Thermo Scientific Element 2 & Element XR High Resolution ICP-MS

Importance of the topic

Multi-element trace analysis and accurate isotope ratio determination are essential across environmental, geochemical, semiconductor and materials research. High-resolution ICP-MS addresses spectral interferences that limit conventional quadrupole ICP-MS, enabling confident quantification in complex matrices without extensive sample preparation.

Study objectives and overview

This paper introduces the Thermo Scientific Element 2 and Element XR high-resolution sector-field ICP-MS platforms, demonstrating their ability to resolve mass spectral overlaps, extend dynamic range, and simplify multi-element and isotope analyses for routine and advanced applications.

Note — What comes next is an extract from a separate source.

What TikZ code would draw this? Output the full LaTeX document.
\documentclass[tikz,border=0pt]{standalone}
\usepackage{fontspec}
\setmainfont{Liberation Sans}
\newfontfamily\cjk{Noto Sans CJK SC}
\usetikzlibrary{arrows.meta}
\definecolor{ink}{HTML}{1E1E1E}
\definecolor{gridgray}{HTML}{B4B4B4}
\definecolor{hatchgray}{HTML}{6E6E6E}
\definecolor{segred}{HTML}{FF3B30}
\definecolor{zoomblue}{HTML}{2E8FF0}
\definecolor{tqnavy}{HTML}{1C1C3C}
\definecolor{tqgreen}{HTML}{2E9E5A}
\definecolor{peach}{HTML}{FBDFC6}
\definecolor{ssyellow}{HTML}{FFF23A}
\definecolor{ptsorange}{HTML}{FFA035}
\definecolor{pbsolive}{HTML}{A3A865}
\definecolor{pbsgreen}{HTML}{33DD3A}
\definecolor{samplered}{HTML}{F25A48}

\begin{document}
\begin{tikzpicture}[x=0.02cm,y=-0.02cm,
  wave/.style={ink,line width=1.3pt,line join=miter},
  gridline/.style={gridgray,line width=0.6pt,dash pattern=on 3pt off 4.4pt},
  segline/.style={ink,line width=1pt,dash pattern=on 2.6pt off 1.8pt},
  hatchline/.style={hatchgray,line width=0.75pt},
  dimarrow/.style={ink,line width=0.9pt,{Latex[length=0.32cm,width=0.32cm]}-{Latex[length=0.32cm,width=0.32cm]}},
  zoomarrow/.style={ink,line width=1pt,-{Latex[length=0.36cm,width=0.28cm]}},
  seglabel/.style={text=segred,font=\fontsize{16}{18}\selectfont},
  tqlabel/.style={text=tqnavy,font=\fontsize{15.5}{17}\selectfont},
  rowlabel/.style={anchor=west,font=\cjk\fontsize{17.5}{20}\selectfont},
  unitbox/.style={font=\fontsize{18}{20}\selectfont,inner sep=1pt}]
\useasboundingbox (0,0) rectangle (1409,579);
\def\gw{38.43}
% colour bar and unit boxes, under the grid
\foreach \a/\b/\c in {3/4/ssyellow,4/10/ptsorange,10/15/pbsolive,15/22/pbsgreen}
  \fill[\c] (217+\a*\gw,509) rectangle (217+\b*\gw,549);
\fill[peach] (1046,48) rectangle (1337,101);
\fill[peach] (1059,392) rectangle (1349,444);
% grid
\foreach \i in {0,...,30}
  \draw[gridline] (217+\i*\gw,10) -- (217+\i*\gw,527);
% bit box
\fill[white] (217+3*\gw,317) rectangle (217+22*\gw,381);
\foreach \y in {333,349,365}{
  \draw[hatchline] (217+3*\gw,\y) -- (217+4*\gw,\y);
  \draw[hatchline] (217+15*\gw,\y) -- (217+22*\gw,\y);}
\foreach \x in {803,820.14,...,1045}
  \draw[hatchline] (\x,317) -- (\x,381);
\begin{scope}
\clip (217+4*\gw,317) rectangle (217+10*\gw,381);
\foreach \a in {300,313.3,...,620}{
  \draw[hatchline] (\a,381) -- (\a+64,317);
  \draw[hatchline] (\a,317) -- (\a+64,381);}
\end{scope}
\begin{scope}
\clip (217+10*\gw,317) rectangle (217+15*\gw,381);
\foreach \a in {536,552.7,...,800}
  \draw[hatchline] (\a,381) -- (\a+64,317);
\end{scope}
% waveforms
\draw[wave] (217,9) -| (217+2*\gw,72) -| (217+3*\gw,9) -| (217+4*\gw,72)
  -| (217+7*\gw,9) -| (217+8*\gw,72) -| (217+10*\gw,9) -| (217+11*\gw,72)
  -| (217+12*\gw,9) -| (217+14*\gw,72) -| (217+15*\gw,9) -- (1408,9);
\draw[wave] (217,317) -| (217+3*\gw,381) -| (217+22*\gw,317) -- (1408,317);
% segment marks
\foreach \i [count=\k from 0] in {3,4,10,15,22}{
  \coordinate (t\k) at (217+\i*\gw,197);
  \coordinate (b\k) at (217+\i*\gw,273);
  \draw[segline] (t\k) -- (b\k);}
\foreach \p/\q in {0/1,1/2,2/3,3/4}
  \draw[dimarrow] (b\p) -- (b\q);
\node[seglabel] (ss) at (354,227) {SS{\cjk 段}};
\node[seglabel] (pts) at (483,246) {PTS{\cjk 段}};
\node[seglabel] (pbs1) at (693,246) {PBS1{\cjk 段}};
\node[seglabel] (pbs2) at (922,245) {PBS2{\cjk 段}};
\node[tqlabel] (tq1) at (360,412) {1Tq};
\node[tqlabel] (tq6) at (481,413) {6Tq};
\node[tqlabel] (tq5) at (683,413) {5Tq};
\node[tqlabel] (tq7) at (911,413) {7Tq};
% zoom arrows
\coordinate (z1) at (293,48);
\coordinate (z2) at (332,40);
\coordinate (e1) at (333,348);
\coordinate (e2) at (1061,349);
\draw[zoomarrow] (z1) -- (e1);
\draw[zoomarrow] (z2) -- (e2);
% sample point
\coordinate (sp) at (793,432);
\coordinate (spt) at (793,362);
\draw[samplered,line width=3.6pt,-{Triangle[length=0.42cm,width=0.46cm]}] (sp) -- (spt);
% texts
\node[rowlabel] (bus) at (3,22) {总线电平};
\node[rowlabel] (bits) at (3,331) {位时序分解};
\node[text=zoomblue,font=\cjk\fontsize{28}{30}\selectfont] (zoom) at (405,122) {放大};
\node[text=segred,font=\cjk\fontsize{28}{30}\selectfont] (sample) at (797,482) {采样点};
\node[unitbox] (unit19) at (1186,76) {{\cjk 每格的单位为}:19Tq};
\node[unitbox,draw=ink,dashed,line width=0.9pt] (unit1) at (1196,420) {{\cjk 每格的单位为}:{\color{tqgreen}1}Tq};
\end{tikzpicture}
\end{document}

Methodology and instrumentation

High mass resolution (R up to 10 000) achieved by sector-field optics separates analyte peaks from polyatomic overlaps (e.g., As 75 vs ArCl). The instruments employ:

• Element 2 and Element XR HR-ICP-MS with double-focusing magnetic sector
• High-performance ion detection combining SEM and Faraday collectors
• Jet Interface with platinum-tipped cones for sub-ppt sensitivity
• Coupling options: HPLC, UHPLC, GC (heated transfer line), IC, laser ablation with split-stream to Neptune Plus and iCAP RQ
• Optional glove box adaptation

Main results and discussion

High-resolution mode unequivocally resolves challenging overlaps (e.g., As in chloride matrices, selenium, oxide/argide interferences) and yields clean spectra across the periodic table. Element XR extends the dynamic range by three orders of magnitude, facilitating analysis from pg/L to mg/L without dilution. Analytical examples include:

• Geochemical ultra-trace REE distributions revealing anthropogenic Gd signals in pore waters
• Zircon U-Pb age dating and Lu-Hf isotopic analysis via laser ablation split stream
• Speciation of Sn, As, Se, Cr, P, S by LC-ICP-MS
• Nanoparticle sizing (Au, Ag, TiO2) at 20 nm level with single-particle ICP-MS
• Semiconductor-grade chemical purity control with detection limits <0.1 ng/L

Benefits and practical applications

High-resolution ICP-MS offers:

• Simplified workflows without reactive gases or matrix-matched standards
• Robust, routine operation for QA/QC and 24/7 production monitoring
• High precision isotope ratios even for low-abundance nuclides
• Flexibility to handle diverse sample types: waters, acids, solvents, solids, thin films

Future trends and opportunities

Emerging applications include high-throughput environmental monitoring, advanced materials characterization, single-cell and subcellular analysis, and integration with automated sample handling. Progress in detector technology and increased mass resolution will further improve sensitivity, selectivity and data quality in omics and nanoanalytics.

Conclusion

The Thermo Scientific Element series HR-ICP-MS platforms deliver unparalleled interference removal, sensitivity and dynamic range, streamlining complex analyses across academia and industry. Their robust design and versatile coupling options support a broad scope of applications, from trace elemental profiling to precise isotope geochemistry.

Applied Instrumentation

• Thermo Scientific Element 2 HR-ICP-MS
• Thermo Scientific Element XR HR-ICP-MS
• Neptune Plus multicollector ICP-MS
• iCAP RQ ICP-MS
• Jet Interface with platinum-tipped cones
• GCI-200 GC-ICP-MS interface
• Dual-mode SEM and Faraday detectors
• Glove box adaptation

References

1. Paffrath R., Pahnke K., Schnetger B., Brumsack H.-J. Rare earth element behavior in a sandy subterranean estuary of the North Sea (manuscript in preparation).